ラガーとエールの違い、知らずに飲んでいませんか?

 ビールのラベルをよく見ると「ラガー」や「エール」という文字が書いてある。見たことはあっても、どう違うのかを知らない人も多いはず。その違いは、発酵の仕方にある。

 ラガービールは下面発酵。発酵の終わりごろに酵母が下に沈むことから、下面発酵と呼ばれているそう。低温で長時間かけて発酵させると、香りは控えめ、コクのあるビールになる。

 対するエールビールは、酵母が最終的に液面に浮かび上がってくる上面発酵で作られる。下面発酵に比べ高い温度で短時間発酵させることで、華やかな香りのビールができあがる。さまざまな香りが楽しめるクラフトビールは上面発酵のものが多いとか。

 2つのうち、歴史が長いのはエールビール。だが、私たちが普段飲むものは、ほとんどがラガービールだ。もともと需要が高かったラガービールだったものの、低温で長時間かけて発酵させなければいけないことから、気温の低い冬にしか作れないという欠点があった。

 しかし、1800年代に冷凍機が開発され、一年中ラガービールが生産できるように。低温で発酵・保管するため雑菌の繁殖が抑えられ、大量生産にむいているラガービールは市場の主流となったそうだ。

人気のクラフトビールは味の決め手の“ホップ”に注目

 誕生以来、愛され続けてきた日本のビール。これからは量や安さよりも、ビールの質が問われる時代になると言われている。現在、長年「とりあえず、生!」で飲まれてきたお馴染みブランドのラガービールだが、クラフトビールがじわじわと人気を集めているそうだ。

 クラフトビールの中で、ビールの苦み・香りを生み出すホップが注目されている。特に「ソラチエース」というホップは、サッポロビールが開発した品種で苦く、ヒノキや松のような香りが特徴だ。
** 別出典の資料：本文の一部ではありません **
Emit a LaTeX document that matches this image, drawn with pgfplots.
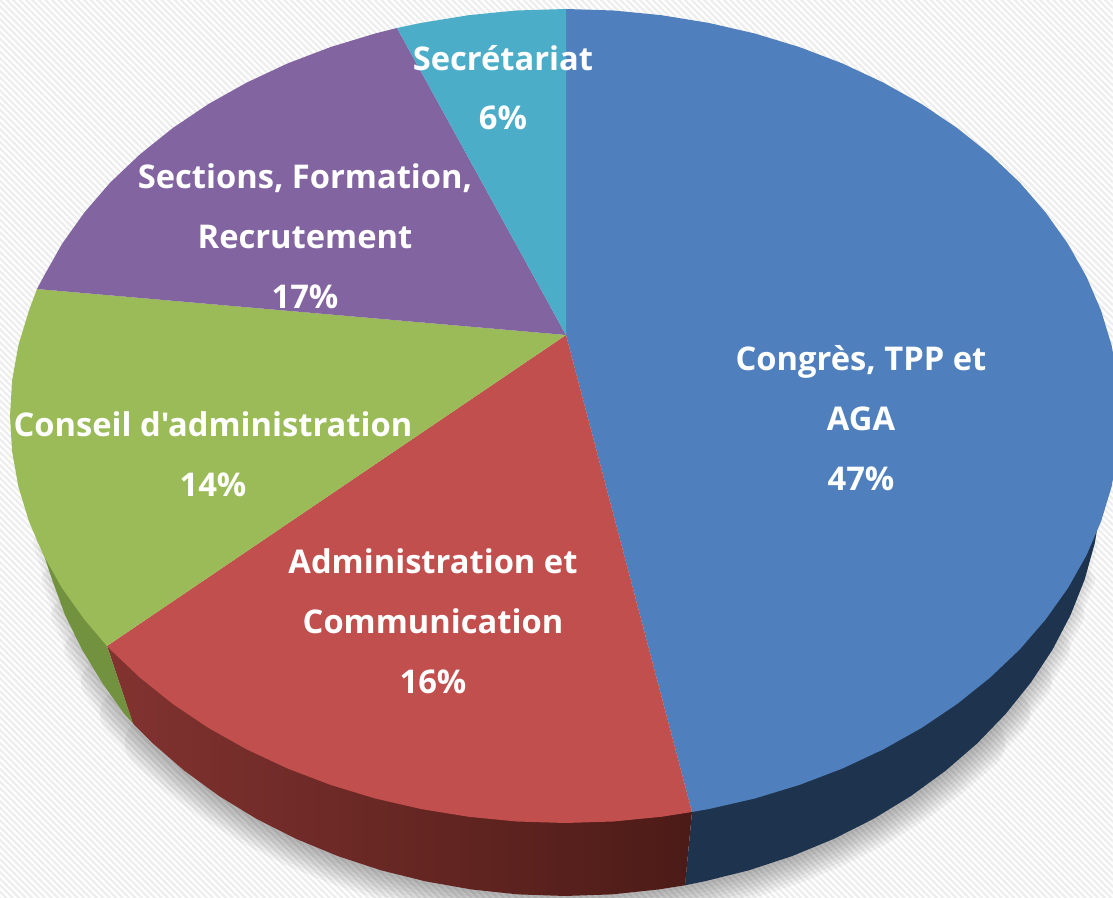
\documentclass[border=0pt]{standalone}
\usepackage{fontspec}
\newfontfamily\labfont[BoldFont={Open Sans Bold}]{Open Sans}
\usepackage{pgfplots}
\pgfplotsset{compat=1.18}
\usepackage{pgfplotstable}
\usetikzlibrary{patterns.meta}
\definecolor{cBlue}{HTML}{4F80BD}
\definecolor{cRed}{HTML}{C14F4D}
\definecolor{cGreen}{HTML}{9BBB59}
\definecolor{cPurple}{HTML}{8264A1}
\definecolor{cCyan}{HTML}{4BADC8}
\definecolor{sBlue}{HTML}{1E344E}
\definecolor{sGreen}{HTML}{73923F}
\definecolor{sRedL}{HTML}{823330}
\definecolor{sRedR}{HTML}{4C1B17}
\pgfplotstableread{
x y
1100.9 506.2
1094.8 543.1
1084.7 579.5
1070.6 615
1052.6 649.5
1030.9 682.5
1005.7 713.9
977.1 743.5
945.4 770.9
910.8 796.1
873.6 818.8
834 838.8
792.4 856
749 870.3
704.2 881.4
658.4 889.5
611.9 894.4
565 896
518.1 894.4
471.6 889.5
425.8 881.4
381 870.3
337.6 856
296 838.8
256.4 818.8
219.2 796.1
184.6 770.9
152.9 743.5
124.3 713.9
102 682.5
82 649.5
65 615
52 579.5
40 543.1
}\lowerarc
\tikzset{lab/.style={text=white,anchor=base,font=\fontsize{9.3pt}{11pt}\labfont\bfseries,inner sep=0pt}}
\begin{document}
\begin{tikzpicture}
\begin{axis}[
  scale only axis, width=11.13cm, height=8.98cm,
  xmin=0, xmax=1113, ymin=0, ymax=898, y dir=reverse,
  hide axis, no markers, clip=true]
% background
\addplot[draw=none, fill=white] coordinates {(0,0)(1113,0)(1113,898)(0,898)} -- cycle;
\addplot[draw=none, pattern={Lines[angle=-45,distance=1.3pt,line width=0.6pt]}, pattern color=black!7] coordinates {(0,0)(1113,0)(1113,898)(0,898)} -- cycle;
% soft shadow below the side wall: wider strokes over shorter stretches
\addplot[draw=black, opacity=0.04, line width=16pt, line join=round, line cap=round, restrict x to domain=150:1000] table {\lowerarc};
\addplot[draw=black, opacity=0.04, line width=14pt, line join=round, line cap=round, restrict x to domain=120:1030] table {\lowerarc};
\addplot[draw=black, opacity=0.04, line width=12pt, line join=round, line cap=round, restrict x to domain=95:1050] table {\lowerarc};
\addplot[draw=black, opacity=0.04, line width=10pt, line join=round, line cap=round, restrict x to domain=75:1065] table {\lowerarc};
\addplot[draw=black, opacity=0.04, line width=8pt, line join=round, line cap=round, restrict x to domain=58:1075] table {\lowerarc};
\addplot[draw=black, opacity=0.04, line width=6pt, line join=round, line cap=round, restrict x to domain=50:1085] table {\lowerarc};
\addplot[draw=black, opacity=0.04, line width=4pt, line join=round, line cap=round, restrict x to domain=40:1090] table {\lowerarc};
\addplot[draw=black, opacity=0.04, line width=2pt, line join=round, line cap=round, restrict x to domain=40:1095] table {\lowerarc};
% side walls
\addplot[draw=none, fill=sBlue] coordinates {
(1103,469)(1100.9,506.2)(1094.8,543.1)(1084.7,579.5)(1070.6,615)(1052.6,649.5)(1030.9,682.5)(1005.7,713.9)(977.1,743.5)(945.4,770.9)(910.8,796.1)(873.6,818.8)(834,838.8)(792.4,856)(749,870.3)(704.2,881.4)(685,885.3)(692,812)
} -- cycle;
\addplot[draw=none, left color=sRedL, right color=sRedR] coordinates {
(692,812)(685,885.3)(658.4,889.5)(611.9,894.4)(565,896)(518.1,894.4)(471.6,889.5)(425.8,881.4)(381,870.3)(337.6,856)(296,838.8)(256.4,818.8)(219.2,796.1)(184.6,770.9)(152.9,743.5)(133,723.5)(107,646)
} -- cycle;
\addplot[draw=none, fill=sGreen] coordinates {
(107,646)(133,723.5)(124.3,713.9)(102,682.5)(82,649.5)(65,615)(52,579.5)(40,543.1)(45,530)
} -- cycle;
% top face
\addplot[draw=none, fill=cBlue] coordinates {
(566,335)(566,9)(613.4,10.5)(661.4,15.2)(708.6,22.9)(754.8,33.5)(799.5,47.1)(842.5,63.5)(883.3,82.6)(921.8,104.2)(957.4,128.2)(990.1,154.4)(1019.7,182.5)(1045.6,212.5)(1068,244)(1086.5,276.8)(1101.1,310.7)(1111.6,345.3)(1117.9,380.5)(1120,416)(1117.9,451.5)(1111.6,486.7)(1101.1,521.3)(1086.5,555.2)(1068,588)(1045.6,619.5)(1019.7,649.5)(990.1,677.6)(957.4,703.8)(921.8,727.8)(883.3,749.4)(842.5,768.5)(799.5,784.9)(754.8,798.5)(708.6,809.1)(692,812)
} -- cycle;
\addplot[draw=none, fill=cRed] coordinates {
(566,335)(692,812)(661.4,816.8)(613.4,821.5)(565,823)(516.6,821.5)(468.6,816.8)(421.4,809.1)(375.2,798.5)(330.5,784.9)(287.5,768.5)(246.7,749.4)(208.2,727.8)(172.6,703.8)(139.9,677.6)(110.3,649.5)(107,646)
} -- cycle;
\addplot[draw=none, fill=cGreen] coordinates {
(566,335)(107,646)(84.4,619.5)(62,588)(43.5,555.2)(28.9,521.3)(18.4,486.7)(12.1,451.5)(10,416)(12.1,380.5)(18.4,345.3)(28.9,310.7)(37,289)
} -- cycle;
\addplot[draw=none, fill=cPurple] coordinates {
(566,335)(37,289)(43.5,276.8)(62,244)(84.4,212.5)(110.3,182.5)(139.9,154.4)(172.6,128.2)(208.2,104.2)(246.7,82.6)(287.5,63.5)(330.5,47.1)(375.2,33.5)(397,28)
} -- cycle;
\addplot[draw=none, fill=cCyan] coordinates {
(566,335)(397,28)(421.4,22.9)(468.6,15.2)(516.6,10.5)(566,9)
} -- cycle;
% labels
\node[lab] at (axis cs:861,371) {Congrès, TPP et};
\node[lab] at (axis cs:861,431) {AGA};
\node[lab] at (axis cs:861,491) {47\%};
\node[lab] at (axis cs:433,574) {Administration et};
\node[lab] at (axis cs:433,634) {Communication};
\node[lab] at (axis cs:433,694) {16\%};
\node[lab] at (axis cs:213,437) {Conseil d'administration};
\node[lab] at (axis cs:213,497) {14\%};
\node[lab] at (axis cs:305,189) {Sections, Formation,};
\node[lab] at (axis cs:305,249) {Recrutement};
\node[lab] at (axis cs:305,309) {17\%};
\node[lab] at (axis cs:503,71) {Secrétariat};
\node[lab] at (axis cs:503,130) {6\%};
\end{axis}
\end{tikzpicture}
\end{document}
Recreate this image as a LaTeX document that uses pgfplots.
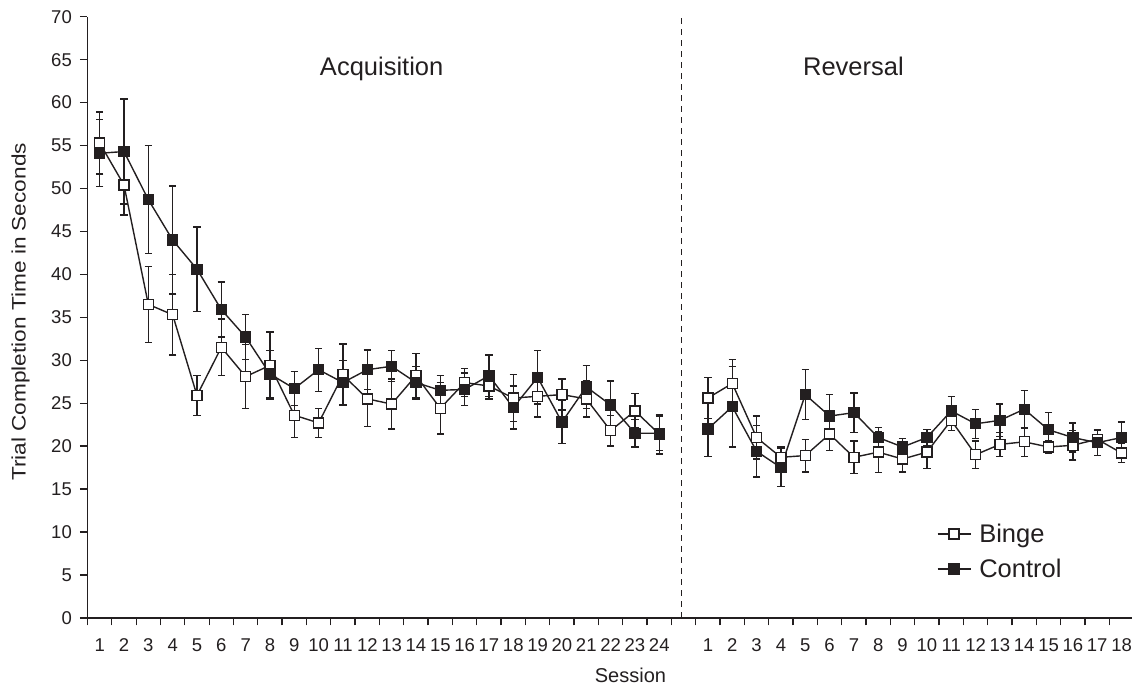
\documentclass[border=0pt]{standalone}
\usepackage{pgfplots}
\pgfplotsset{compat=1.18}
\usepackage{fontspec}
\setmainfont{Liberation Sans}
\definecolor{ink}{RGB}{35,31,32}

\begin{document}
\begin{tikzpicture}
\begin{axis}[
  scale only axis,
  width=1046.2pt, height=601.2pt,
  xmin=0.5, xmax=43.5, ymin=0, ymax=70,
  axis x line*=bottom, axis y line*=left,
  axis line style={ink, line width=1.3pt},
  every tick/.style={ink, line width=1.3pt},
  tick align=outside,
  major tick length=7.5pt,
  xtick={0.5,1.5,...,43.5}, xticklabels={},
  extra x ticks={1,2,...,24,26,27,...,43},
  extra x tick labels={1,2,3,4,5,6,7,8,9,10,11,12,13,14,15,16,17,18,19,20,21,22,23,24,1,2,3,4,5,6,7,8,9,10,11,12,13,14,15,16,17,18},
  extra x tick style={major tick length=0pt, xticklabel style={anchor=base, inner sep=0pt, yshift=-33.8pt}},
  ytick={0,5,...,70},
  yticklabel style={anchor=east, inner sep=0pt, xshift=-8pt},
  /pgf/number format/assume math mode=true,
  ticklabel style={font=\fontsize{18.5}{22}\selectfont, text=ink},
  clip=false,
  every axis y label/.style={at={([xshift=-66.8pt]rel axis cs:0,0.509)}, rotate=90, xscale=1.16, anchor=center, font=\fontsize{19.5}{23}\selectfont, text=ink},
  ylabel={Trial Completion Time in Seconds},
  every axis x label/.style={at={([yshift=-57.1pt]rel axis cs:0.519,0)}, anchor=center, font=\fontsize{20}{23}\selectfont, text=ink},
  xlabel={Session},
  legend style={draw=none, fill=none, inner sep=0pt, at={([xshift=849.2pt,yshift=96pt]rel axis cs:0,0)}, anchor=north west,
    font=\fontsize{25.5}{28}\selectfont, text=ink, row sep=11pt, column sep=6pt, nodes={inner sep=2pt}},
  legend cell align=left,
  legend image code/.code={\draw[mark repeat=2,mark phase=2] plot coordinates {(0pt,0pt) (16.5pt,0pt) (33pt,0pt)};},
  every axis plot/.append style={line width=1.4pt, ink},
  error bars/y dir=both, error bars/y explicit,
  error bars/error bar style={line width=1.3pt, ink},
  error bars/error mark options={rotate=90, mark size=3.6pt, line width=1.3pt, ink},
]
\coordinate (O) at (rel axis cs:0,0);

\draw[ink, line width=1.2pt, dash pattern=on 6pt off 5pt] (axis cs:24.93,0) -- (axis cs:24.93,70);

% Binge acquisition
\addplot[ink, mark=square*, mark size=5pt, mark options={fill=white, draw=ink, line width=1.3pt}]
  coordinates {
  (1,55.3) +- (0,3.6)
  (2,50.4) +- (0,3.5)
  (3,36.5) +- (0,4.4)
  (4,35.3) +- (0,4.7)
  (5,25.9) +- (0,2.35)
  (6,31.5) +- (0,3.3)
  (7,28.1) +- (0,3.7)
  (8,29.4) +- (0,3.9)
  (9,23.6) +- (0,2.6)
  (10,22.7) +- (0,1.7)
  (11,28.3) +- (0,3.6)
  (12,25.5) +- (0,3.2)
  (13,24.9) +- (0,2.9)
  (14,28.2) +- (0,2.6)
  (15,24.4) +- (0,3.0)
  (16,27.4) +- (0,1.6)
  (17,27.0) +- (0,1.5)
  (18,25.6) +- (0,2.7)
  (19,25.8) +- (0,2.4)
  (20,26.0) +- (0,1.8)
  (21,25.5) +- (0,2.1)
  (22,21.8) +- (0,1.8)
  (23,24.1) +- (0,2.0)
  (24,21.4) +- (0,2.3)
  };
\addlegendentry{Binge}
% Binge reversal
\addplot[forget plot, ink, mark=square*, mark size=5pt, mark options={fill=white, draw=ink, line width=1.3pt}]
  coordinates {
  (26,25.6) +- (0,2.4)
  (27,27.3) +- (0,2.8)
  (28,21.0) +- (0,2.5)
  (29,18.7) +- (0,1.2)
  (30,18.9) +- (0,1.9)
  (31,21.4) +- (0,1.9)
  (32,18.7) +- (0,1.9)
  (33,19.3) +- (0,2.4)
  (34,18.5) +- (0,1.5)
  (35,19.3) +- (0,1.9)
  (36,23.0) +- (0,1.2)
  (37,19.0) +- (0,1.6)
  (38,20.2) +- (0,1.4)
  (39,20.5) +- (0,1.7)
  (40,19.9) +- (0,0.7)
  (41,20.1) +- (0,1.7)
  (42,20.8) +- (0,1.0)
  (43,19.2) +- (0,1.1)
  };
% Control acquisition
\addplot[ink, mark=square*, mark size=5pt, mark options={fill=ink, draw=ink, line width=1.3pt}]
  coordinates {
  (1,54.1) +- (0,3.9)
  (2,54.3) +- (0,6.1)
  (3,48.7) +- (0,6.3)
  (4,44.0) +- (0,6.3)
  (5,40.6) +- (0,4.9)
  (6,35.9) +- (0,3.2)
  (7,32.7) +- (0,2.6)
  (8,28.4) +- (0,2.7)
  (9,26.7) +- (0,2.0)
  (10,28.9) +- (0,2.5)
  (11,27.4) +- (0,2.6)
  (12,28.9) +- (0,2.3)
  (13,29.3) +- (0,1.8)
  (14,27.4) +- (0,1.9)
  (15,26.5) +- (0,1.7)
  (16,26.6) +- (0,1.9)
  (17,28.2) +- (0,2.4)
  (18,24.5) +- (0,2.5)
  (19,28.0) +- (0,3.1)
  (20,22.8) +- (0,2.5)
  (21,26.9) +- (0,2.5)
  (22,24.8) +- (0,2.8)
  (23,21.5) +- (0,1.6)
  (24,21.5) +- (0,2.0)
  };
\addlegendentry{Control}
% Control reversal
\addplot[forget plot, ink, mark=square*, mark size=5pt, mark options={fill=ink, draw=ink, line width=1.3pt}]
  coordinates {
  (26,22.0) +- (0,3.2)
  (27,24.6) +- (0,4.7)
  (28,19.4) +- (0,3.0)
  (29,17.5) +- (0,2.2)
  (30,26.0) +- (0,2.9)
  (31,23.5) +- (0,2.5)
  (32,23.9) +- (0,2.3)
  (33,21.0) +- (0,1.2)
  (34,19.9) +- (0,1.0)
  (35,21.0) +- (0,0.9)
  (36,24.1) +- (0,1.7)
  (37,22.6) +- (0,1.7)
  (38,23.0) +- (0,1.9)
  (39,24.3) +- (0,2.2)
  (40,21.9) +- (0,2.0)
  (41,21.0) +- (0,1.7)
  (42,20.4) +- (0,1.5)
  (43,21.0) +- (0,1.8)
  };

\node[anchor=base, font=\fontsize{25.5}{28}\selectfont, text=ink] at (axis cs:12.59,63.1) {Acquisition};
\node[anchor=base, font=\fontsize{25.5}{28}\selectfont, text=ink] at (axis cs:31.98,63.1) {Reversal};
\end{axis}
\pgfresetboundingbox
\path[use as bounding box] (O) ++(-87.5pt,-71.1pt) rectangle ++(1132pt,689pt);
\end{tikzpicture}
\end{document}
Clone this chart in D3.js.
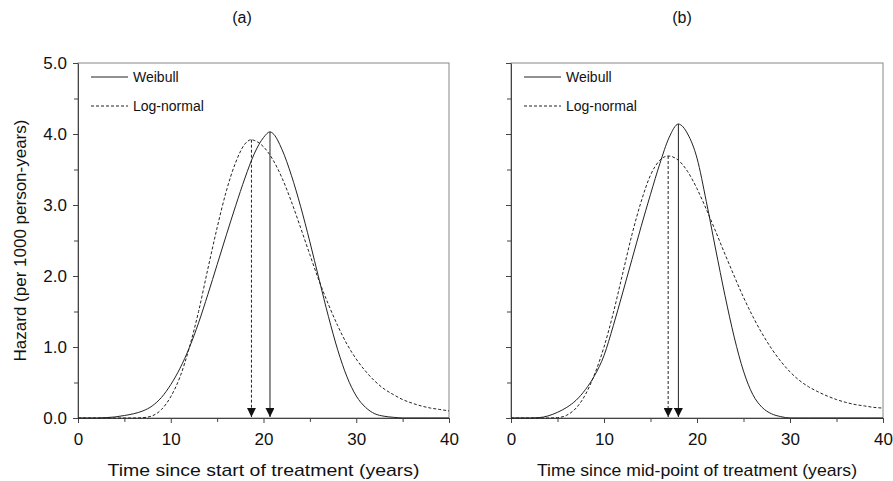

 しかし、開発者であるサッポロビールは結局ソラチエースを使わず、ホップ研究者がソラチエースをアメリカへ持ち込んだそう。そのホップに目を付けた農家が栽培をスタート。さらに、農家を介して大手のビールメーカーが、ソラチエースに注目して次々とソラチエースを使ったビールを開発して、人気を博していったという。ある意味、逆輸入のような形となるが日本でも販売されているので、ぜひ注目してみてほしい。

 各メーカーともに、お馴染みのラガーの味をブラッシュアップしつつ、特徴あるエールビールを、生産量は少なくとも種類を豊富に生産する方向にシフトしているそう。好みのビールを探す楽しみがますます広がっていきそうだ。

 本書ではこうした雑学のほか、日本のビールメーカー各社の歴史や、シェアを巡る戦いの様子が語られている。ビールのために奔走する人たちのエピソードや、お馴染みのビールにどんな歴史があるのかを知ると、ビールがより一層美味しく感じられるはず。好きなビールを飲みながら読んでみてほしい1冊だ。